Desire and the politics of late capitalism: The critique of capitalism is deeply rooted in repulsion with the obsessive desire to accumulate things we don’t have, and things we don’t truly need. This craving is an inward-looking, selfish one that focuses solely on the individual (no, there is no ethical capitalism). I propose here to turn our sight on the communist horizon: a desire for collectivism and a politicization of needs. In capitalism, desires are formed without a profound ideology or orientation, hence for the writers of this blog (I dare to say the plural), communism here reflects a logic in desiring, a system of allocating needs, to think collectively. After all, we should stand for the motto: ‘our left is communism’.
Desire and philosophy: My secret admiration of nihilism (which I now simplify as scepticism about what to want and desire) comes from the opposition of canonizing objects and people – giving significance to the wrong ideals. We need orientation in what to want, otherwise we’ll all end up in a glittering postmodernity that celebrates the spectacle, ephemeral, the en vogue aesthetics, ghettoizing the desire to solve and address genuine social problems rendering it to be just one desire out of the many.

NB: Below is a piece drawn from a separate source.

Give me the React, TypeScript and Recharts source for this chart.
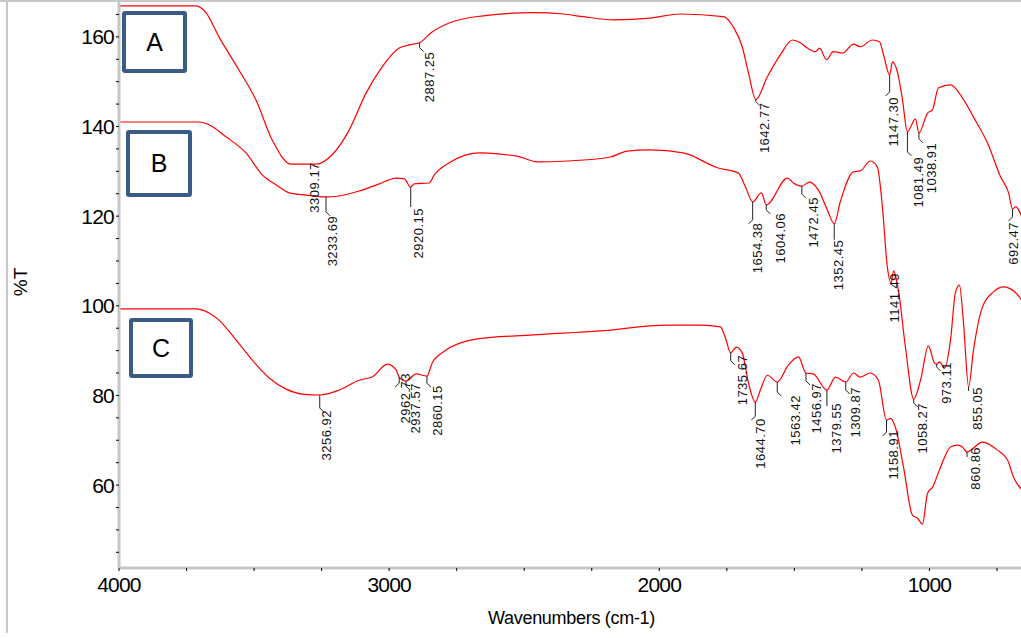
import React from 'react';
import { ComposedChart, Line, Scatter, XAxis, YAxis } from 'recharts';

// spectrum A
const WN_A = [4000, 3715, 3678, 3630, 3556, 3493, 3433, 3363, 3309.17, 3270, 3211, 3148, 3085, 3026, 2963, 2926, 2887.25, 2841, 2778, 2652, 2467, 2356, 2281, 2170, 2033, 1922, 1763, 1726, 1693, 1670, 1642.77, 1600, 1552, 1507, 1478, 1452, 1422, 1407, 1381, 1356, 1322, 1281, 1256, 1211, 1185, 1170, 1147.3, 1137, 1118, 1100, 1081.49, 1052, 1038.91, 1007, 989, 967, 922, 878, 837, 785, 737, 707, 692.47, 681, 650];
const T_A = [166.9, 166.9, 165.4, 160.0, 152.6, 145.9, 137.0, 131.6, 131.6, 131.6, 133.7, 139.2, 147.5, 153.3, 157.5, 158.2, 158.7, 161.1, 163.1, 164.7, 165.4, 165.1, 164.5, 163.8, 164.2, 165.1, 164.5, 162.2, 157.8, 152.0, 146.0, 151.1, 156.0, 159.3, 158.7, 157.5, 156.7, 157.5, 154.9, 156.7, 156.4, 158.4, 157.8, 159.3, 158.9, 156.0, 151.5, 154.4, 152.0, 146.0, 138.8, 141.7, 138.6, 143.0, 143.7, 148.6, 149.3, 146.4, 142.1, 136.3, 128.8, 125.2, 121.6, 122.1, 118.3];

// spectrum B
const WN_B = [4000, 3704, 3667, 3604, 3530, 3470, 3419, 3370, 3307, 3233.69, 3185, 3111, 3037, 2974, 2944, 2920.15, 2907, 2852, 2833, 2778, 2663, 2600, 2526, 2452, 2341, 2181, 2119, 2033, 1911, 1785, 1707, 1681, 1654.38, 1622, 1604.06, 1526, 1504, 1472.45, 1444, 1411, 1378, 1352.45, 1330, 1281, 1256, 1219, 1193, 1174, 1156, 1141.49, 1133, 1115, 1089, 1058.27, 1033, 1004, 981, 973.11, 963, 944, 922, 904, 889, 874, 855.05, 837, 804, 763, 726, 681, 650];
const T_B = [141.0, 141.0, 140.4, 137.7, 134.1, 129.2, 127.0, 125.2, 124.7, 124.3, 124.5, 125.6, 127.2, 128.5, 128.3, 126.5, 127.2, 127.4, 129.2, 131.9, 134.1, 133.9, 133.4, 132.1, 132.3, 133.2, 134.5, 134.8, 134.1, 130.8, 129.6, 126.5, 123.2, 125.2, 122.5, 128.5, 127.4, 126.7, 127.6, 125.8, 121.4, 118.3, 123.2, 129.9, 130.1, 132.3, 131.0, 122.0, 108.7, 105.1, 107.8, 103.5, 90.8, 79.2, 83.4, 91.0, 87.2, 87.0, 87.5, 86.1, 92.4, 102.9, 104.6, 96.2, 81.9, 90.1, 99.7, 103.1, 104.2, 102.9, 100.5];

// spectrum C
const WN_C = [4000, 3715, 3667, 3630, 3567, 3507, 3444, 3381, 3322, 3256.92, 3185, 3111, 3063, 3007, 2974, 2962.73, 2937.57, 2900, 2860.15, 2841, 2800, 2674, 2467, 2219, 1970, 1848, 1774, 1756, 1735.67, 1715, 1693, 1670, 1644.7, 1626, 1600, 1563.42, 1522, 1485, 1456.97, 1430, 1379.55, 1348, 1309.87, 1281, 1256, 1219, 1189, 1158.91, 1144, 1126, 1096, 1063, 1044, 1026, 1007, 989, 959, 922, 896, 878, 860.86, 804, 748, 711, 689, 650];
const T_C = [99.3, 99.3, 98.4, 96.8, 92.4, 87.9, 83.9, 81.4, 80.3, 80.1, 81.2, 83.4, 84.1, 87.0, 85.7, 84.1, 83.2, 84.8, 84.3, 87.2, 89.7, 92.6, 93.5, 94.4, 95.7, 95.7, 95.3, 93.0, 89.5, 90.8, 89.5, 82.8, 78.5, 81.2, 84.5, 83.0, 86.8, 88.6, 85.0, 84.8, 81.2, 84.1, 83.0, 85.0, 84.1, 85.0, 83.4, 74.5, 74.9, 72.9, 64.0, 53.3, 52.6, 51.3, 58.2, 59.5, 64.0, 68.5, 68.9, 68.5, 67.4, 69.6, 67.8, 65.6, 61.8, 58.5];

// picked peaks (cm-1)
const PEAKS_A = [3309.17, 2887.25, 1642.77, 1147.3, 1081.49, 1038.91, 692.47];
const PEAKS_B = [3233.69, 2920.15, 1654.38, 1604.06, 1472.45, 1352.45, 1141.49, 1058.27, 973.11, 855.05];
const PEAKS_C = [3256.92, 2962.73, 2937.57, 2860.15, 1735.67, 1644.7, 1563.42, 1456.97, 1379.55, 1309.87, 1158.91, 860.86];

// label placement in px: [text dx, text dy, leader length, leader bend]
const NUDGE_A = [[9, -2, 0, 0], [10, 9, 5, 1], [9, 3, 2, 1], [4, 22, 17, -1], [11, 25, 20, 1], [13, 10, 6, 1], [1, 13, 8, -1]];
const NUDGE_B = [[6, 19, 15, 1], [8, 21, 20, 0], [5, 21, 18, -1], [14, 8, 5, 1], [12, 11, 8, 1], [4, 16, 16, 0], [3, -10, 0, 0], [9, 4, 4, 1], [10, -2, 3, 1], [9, 0, 4, 0]];
const NUDGE_C = [[7, 15, 13, 1], [6, -4, 6, -1], [9, 2, 5, 1], [11, 9, 7, 1], [12, 2, 8, 1], [5, 16, 14, -1], [18, 13, 10, 1], [11, 10, 8, 1], [10, 13, 16, 0], [10, 5, 8, 1], [7, 10, 12, -1], [8, -5, 5, 0]];

const X_TICKS = [4000, 3750, 3500, 3250, 3000, 2750, 2500, 2250, 2000, 1750, 1500, 1250, 1000, 750];
const Y_TICKS = [45, 50, 55, 60, 65, 70, 75, 80, 85, 90, 95, 100, 105, 110, 115, 120, 125, 130, 135, 140, 145, 150, 155, 160, 165];

const FONT = '"Liberation Sans", Arial, sans-serif';
const RED = '#ff0000';
const BOX = '#3b5b87';

const toRows = (wns: number[], ts: number[]) => wns.map((wn, i) => ({ wn, t: ts[i] }));

const valueAt = (wns: number[], ts: number[], w: number) => {
  for (let i = 0; i < wns.length - 1; i++) {
    if (wns[i] >= w && wns[i + 1] <= w) {
      const f = (wns[i] - w) / (wns[i] - wns[i + 1]);
      return ts[i] + f * (ts[i + 1] - ts[i]);
    }
  }
  return ts[ts.length - 1];
};

const peakRows = (peaks: number[], nudges: number[][], wns: number[], ts: number[]) =>
  peaks.map((wn, i) => ({ wn, t: valueAt(wns, ts, wn), label: wn.toFixed(2), nudge: nudges[i] }));

const rowsA = toRows(WN_A, T_A);
const rowsB = toRows(WN_B, T_B);
const rowsC = toRows(WN_C, T_C);
const peaksA = peakRows(PEAKS_A, NUDGE_A, WN_A, T_A);
const peaksB = peakRows(PEAKS_B, NUDGE_B, WN_B, T_B);
const peaksC = peakRows(PEAKS_C, NUDGE_C, WN_C, T_C);

const PeakMark = (props: any) => {
  const { cx, cy, payload } = props;
  if (cx == null || cy == null) return null;
  const [dx, dy, lead, bend] = payload.nudge;
  const d = bend === 0 ? `M${cx},${cy} v${lead}` : `M${cx},${cy} v${lead} l${bend * 4},4`;
  return (
    <g>
      {lead > 0 && <path d={d} stroke="#222" strokeWidth={1} fill="none" />}
      <text
        x={0}
        y={0}
        transform={`translate(${cx + dx},${cy + dy}) rotate(-90)`}
        textAnchor="end"
        dominantBaseline="central"
        fontFamily={FONT}
        fontSize={13}
        letterSpacing={0.5}
        fill="#111"
      >
        {payload.label}
      </text>
    </g>
  );
};

const TagBox = ({ left, top, w, h, text }: { left: number; top: number; w: number; h: number; text: string }) => (
  <div
    style={{
      position: 'absolute',
      left,
      top,
      width: w,
      height: h,
      boxSizing: 'border-box',
      border: `4px solid ${BOX}`,
      borderRadius: 3,
      background: '#fff',
      display: 'flex',
      alignItems: 'center',
      justifyContent: 'center',
      fontFamily: FONT,
      fontSize: 25,
      color: '#000',
    }}
  >
    {text}
  </div>
);

const tickStyle = { fontFamily: FONT, fontSize: 21, fill: '#000', letterSpacing: -0.8 };

export default function App() {
  return (
    <div style={{ position: 'absolute', left: 0, top: 0, width: 1021, height: 638, overflow: 'hidden', background: '#fff' }}>
      <ComposedChart width={1030} height={638} margin={{ top: 1, right: 6, bottom: 0, left: 0 }}>
        <XAxis
          type="number"
          dataKey="wn"
          domain={[650, 4000]}
          reversed
          allowDataOverflow
          ticks={X_TICKS}
          interval={0}
          tickFormatter={(v: number) => (v % 1000 === 0 ? String(v) : '')}
          tick={tickStyle}
          tickSize={3}
          tickMargin={6}
          tickLine={{ stroke: '#000' }}
          axisLine={{ stroke: '#c6c6c6', strokeWidth: 3 }}
          height={70}
          label={{ value: 'Wavenumbers (cm-1)', position: 'insideBottom', offset: 14, style: { fontFamily: FONT, fontSize: 18, fill: '#000', letterSpacing: -0.3 } }}
        />
        <YAxis
          type="number"
          domain={[41.5, 168]}
          allowDataOverflow
          ticks={Y_TICKS}
          interval={0}
          tickFormatter={(v: number) => (v % 20 === 0 ? String(v) : '')}
          tick={tickStyle}
          tickSize={3}
          tickMargin={2}
          tickLine={{ stroke: '#000' }}
          axisLine={{ stroke: '#c6c6c6', strokeWidth: 3 }}
          width={119}
        />
        <Line data={rowsA} dataKey="t" type="monotone" stroke={RED} strokeWidth={1.2} dot={false} isAnimationActive={false} />
        <Line data={rowsB} dataKey="t" type="monotone" stroke={RED} strokeWidth={1.2} dot={false} isAnimationActive={false} />
        <Line data={rowsC} dataKey="t" type="monotone" stroke={RED} strokeWidth={1.2} dot={false} isAnimationActive={false} />
        <Scatter data={peaksA} dataKey="t" shape={PeakMark} isAnimationActive={false} />
        <Scatter data={peaksB} dataKey="t" shape={PeakMark} isAnimationActive={false} />
        <Scatter data={peaksC} dataKey="t" shape={PeakMark} isAnimationActive={false} />
      </ComposedChart>

      <div
        style={{
          position: 'absolute',
          left: 21,
          top: 282,
          transform: 'translate(-50%, -50%) rotate(-90deg)',
          fontFamily: FONT,
          fontSize: 19,
          color: '#000',
          whiteSpace: 'nowrap',
        }}
      >
        %T
      </div>

      {/* frame edges */}
      <div style={{ position: 'absolute', left: 0, top: 0, width: 1021, height: 2, background: '#c8c8c8' }} />
      <div style={{ position: 'absolute', left: 6, top: 0, width: 2, height: 633, background: '#c8c8c8' }} />

      <TagBox left={122} top={11} w={65} h={62} text="A" />
      <TagBox left={126} top={130} w={66} h={67} text="B" />
      <TagBox left={129} top={318} w={64} h={60} text="C" />
    </div>
  );
}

The science and philosophy section additionally formulates a critique towards the so-called ‘experience society’, where the confusion on wanting in the end leads to no other than loneliness, depression and indifference.
Desire and sex: In the course of evolution, contentment did not tend to foster survival, thus we are meant to stop having pleasure in our desires the very moment they are fulfilled, and look for new ones instead. Consequently, lovers need distance, so they can connect through this distance. The authors of the blog started practicing this only a while ago, opening up questions on how monogamy and capitalism is related to each other, and how dualogamy (©Burger) could be a system that eliminates capitalist co-optation and shows a way out for a communist understanding of contemporary relationships, which balances between both pleasure and struggle, bound to constantly desire the other but in the meantime question the exclusivity of the very same desire.
Finally, desire and gulag: It is indeed desire that gives direction and meaning to our life. Perhaps not in a universal, but a more restricted narrative sense. In our era, where uncertainty is so high that it is merely impossible to plan ahead, longing stands as the fundamental narrative of human actions, a longing that always needs to be represented and shared somehow. Therefore, the gulag section criticizes anything and everything that carries this extroverted nature of desire to pursue an endless quest for more, manifesting in narcissism, greed, and the rest.
To end this not-so-developed chain of thought slash kind-of manifesto, it will be quite an experiment to write here regularly. As a wannabe blogger, for myself surely. But as the saying goes: the proof of the pudding is in the eating.